A little over a third of school levies statewide passed in Tuesday’s primary, which is half of the passage rate last May. But school officials said even with homeowners’ concerns about rising property taxes, they don’t think the two-thirds failure rate shows a voter revolt on levies.

A total of 24 of 66 levies passed, or 36%. A total of 12 of out of 50 new school levies, or 24% were approved. Voters passed 12 of 16 renewal levies, or 75%.

But Paul Imhoff with the Buckeye Association of School Administrators said the results don't worry him right now.
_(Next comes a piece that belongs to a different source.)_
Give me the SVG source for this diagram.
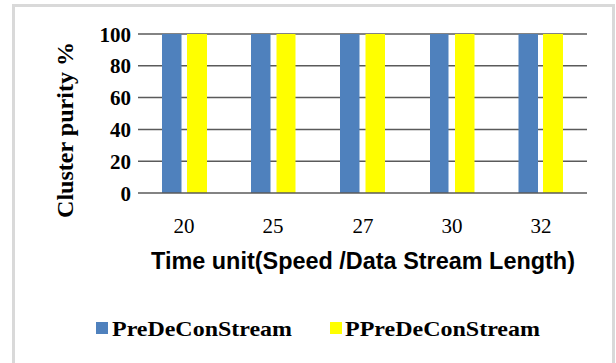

“New money levies in the state of Ohio, whether it's an income tax or whether it's a property tax, really fail about seven out of 10 times. That's been true for almost 25 years," Imhoff said in an interview. "Renewals pass about 80% of the time. So when we look at the numbers, those are pretty consistent.”

Three quarters of the operating levies on the ballot Tuesday were new levies, and only about a quarter of those passed. But 75% of the renewal levies on the ballot passed.

Imhoff said, “If we were going to try to paint a picture that Ohioans are revolting against property taxes, we wouldn't be able to do that based upon the results because they don't paint that picture. They paint the same picture that's been painted over the last 25 years.”

There are around 210 school districts that levy income taxes, or about 34% of all districts.